At worst, HHS staff simply won’t have time to complete all of the required reviews, in which case the unreviewed rules — whether they govern the safety of food and pharmaceutical products, the accuracy of medical tests, or the operations of hospitals and nursing homes — would expire, leaving regulated businesses free to ignore them with impunity.

HHS insists that the Sunset Rule’s retrospective reviews “should be a priority” and that “it is willing to commit the necessary resources” to performing the thousands of analyses required by the new policy.

One might reasonably wonder why, if Azar believes that a sweeping retrospective review of all HHS regulations is so essential, did he wait until the final day of his three-year tenure to initiate the process? Imagine how many regulations his staff could have already reviewed by now had he not instructed them to instead spend their time reducing access to contraception, enabling discrimination against gay and transgender patients, and helping states add work requirements to their Medicaid programs despite repeated court rulings deeming such requirements illegal.

The truth is that Azar was unwilling to commit his own resources to a comprehensive review effort but is happy to volunteer the Biden administration for the task because doing so will impede the efforts of the incoming HHS secretary, Xavier Becerra, to reverse three years’ worth of harmful Azar policies.

Azar’s HHS likewise dismisses concerns that the Sunset Rule will lead to the automatic repeal of important health and safety protections, arguing that if the department neglects to review a regulation with an approaching expiration date, the public will notice and urge the department to complete the task.

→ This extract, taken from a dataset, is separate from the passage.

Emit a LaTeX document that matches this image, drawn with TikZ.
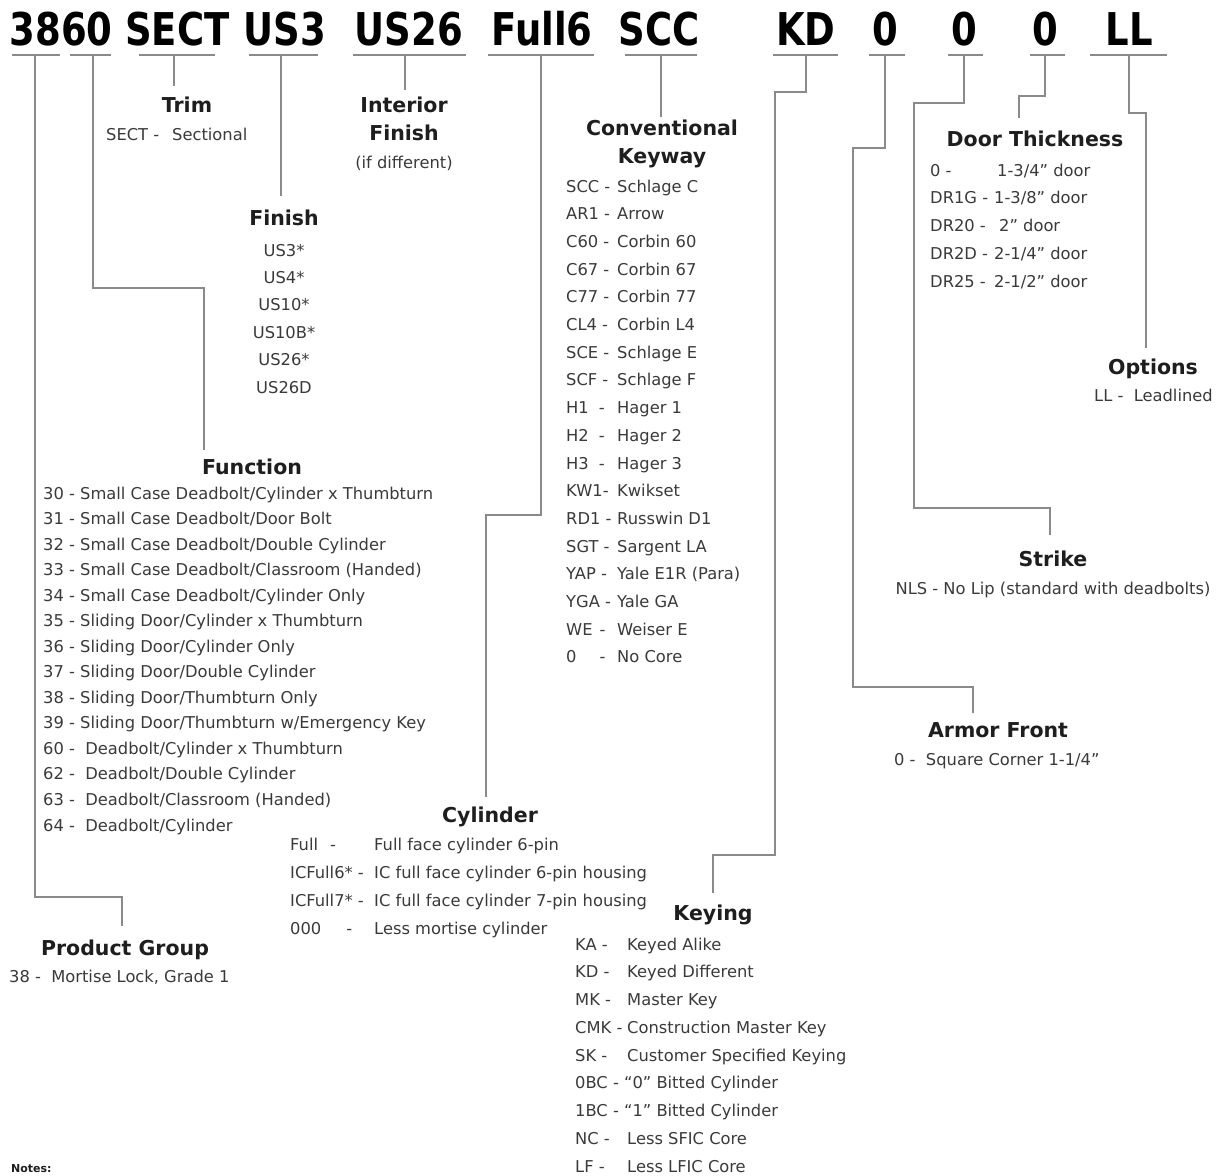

But while HHS provides spreadsheets listing its regulations and the dates on which they were initially issued, the department does not guarantee the accuracy of the lists — which were compiled with artificial intelligence — or specify which of the listed provisions qualifies for one of the Sunset Rule’s comically vague exemptions, such as that for regulations “whose expiration … would violate any other Federal law.” So it is far from clear to the public which policies are truly vulnerable to rescission.

Furthermore, the Sunset Rule does not provide that a regulation’s expiration will be suspended simply because of public objections to HHS’s failure to review it. If members of the public sound the alarm and HHS ignores them, the unreviewed provision will still expire.

All of this is illegal. The federal Administrative Procedure Act requires that agencies provide a “reasoned explanation” for repealing a policy, based on a consideration of “relevant factors” such as the rule’s costs and benefits and the extent to which members of the public rely on it. Failure to provide such an explanation has foiled several high-profile Trump policies, such as its attempt to end the Deferred Action for Childhood Arrivals immigration program.

Yet in the Sunset Rule, HHS claims the power to repeal thousands of rules at once without so much as explaining what they do, much less justifying the harm that could arise in their absence. It’s an outrageous overreach, even by the standards of an administration with an 80% loss rate in the federal courts.

In the end, the Sunset Rule won’t result in a large number of automatic rescissions — not because HHS will actually complete all of the required reviews but because the rule itself will be scrapped, either by Congress (using a joint resolution of disapproval under the Congressional Review Act) or through a new rule-making under Becerra’s leadership.

The likelihood that the Sunset Rule will be reversed, however, does not excuse Azar’s recklessness in issuing it. The fact remains that if the policy is implemented, it could do great damage to our system of health regulation and, in turn, to public health itself.

In response to states’ anger over the flubbed vaccine rollout, Azar offered a glib defense of regulatory ambition: “You fail to achieve 100% of the goals you do not set.” But it is hardly admirable for a public official to make unrealistic and unjustified commitments, secure in the knowledge that the costs of his failure will be borne by others.

Jack Lienke is the regulatory policy director of the Institute for Policy Integrity and adjunct professor of law, both at New York University School of Law.